Bu hareketin efsanevi lideri Erbakan Hoca sevilen, sayılan bir liderdir. İlerlemiş yaşına rağmen bir
genç delikanlı gibi çalışmaktadır. Son kongrede ortaya çıkan nahoş gelişmeler SP'yi bölünme noktasına getirmiş bulunmaktadır. Eğer parti ikinci defa bölünürse, diğerleri gibi tarihin mahzenindeki yerini alacaktır. Bu yüzden herkesten çok Erbakan Hoca'ya sorumluluklar düşmektedir. Burada birkaç noktanın altını çizmekte zaruret var:
1) İki amelin emekliliği olmaz: İbadetin ve ilmin. Diğer bütün mesleklerde belli bir yaştan sonra beden yorulur, insanlar bir kenara çekilir, tecrübeleriyle faydalı olur. SP'deki "yaşlılar kadrosu" artık bedenlerinin yorulduğunu kabul edip SP'yi bir "emekliler kulübü" olarak kullanmaktan vazgeçmeli, sadece tecrübelerini aktarmakla yetinmelidirler.
2)
Kongre sonrasında
Numan Kurtulmuş'la ilgili yakışıksız demeçler veren Erbakan Hoca'nın mahdumları ve kerimeleri artık sussunlar ve Numan Bey'den helallik alsınlar. Bilsinler ki, Erbakan Hoca bu hareketin lideridir. Ama sahibi, patronu, maliki değildir. Anadolu'da on binlerce meçhul insanın samimi gayreti,
bağışı ve cefası Milli Görüş'ü ayakta tutmuştur. Kimse
padişah değildir. Hanedanlık tarihe karıştı, İslam'a da hiç uygun değildi.
3) Milli Görüş, hukuk,
adalet,
özgürlük, yüksek ahlaki erdemler ve İslam dünyasının yeniden doğuşu ideallerini temsil eder. Darbecilerle, cuntacılarla, Ergenekoncularla, 28
Şubat artığı ulusalcılarla yakınlığı ve akrabalığı olamaz. Türkiye'de hukuk mücadelesi bu kesimlere karşı verilmektedir. Vahşi kapitalizme ve emperyalizme karşı olmakla ulusalcı olmak aynı şeyler değildir.

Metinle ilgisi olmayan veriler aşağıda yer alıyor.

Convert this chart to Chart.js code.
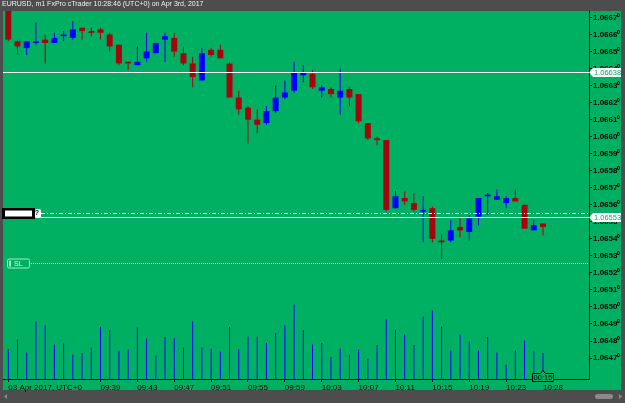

4) Milli Görüş'ün yurtiçinde ve yurtdışında bilumum menkul ve
gayrimenkul varlığı bu ümmetin malıdır. Partideki ayağı kırık
sandalye dahi çoluk çocuğunun rızkından kesip bağış yapan fedakâr insanların parasıyla alınmıştır. Sahih vakıflarda olduğu gibi, bağış hangi amaçla yapılmışsa sadece o amaçla harcanmalıdır.
5) Kendisine derin saygı duyduğumuz Hoca, bu çerçevede birleştirici inisiyatif kullanmalı, bölünmenin önüne geçmelidir. Yeni bir kongre, bu partinin gelişme dinamiğini sekteye uğratır, "
tabela partisi" durumuna düşürür. Yazık olur!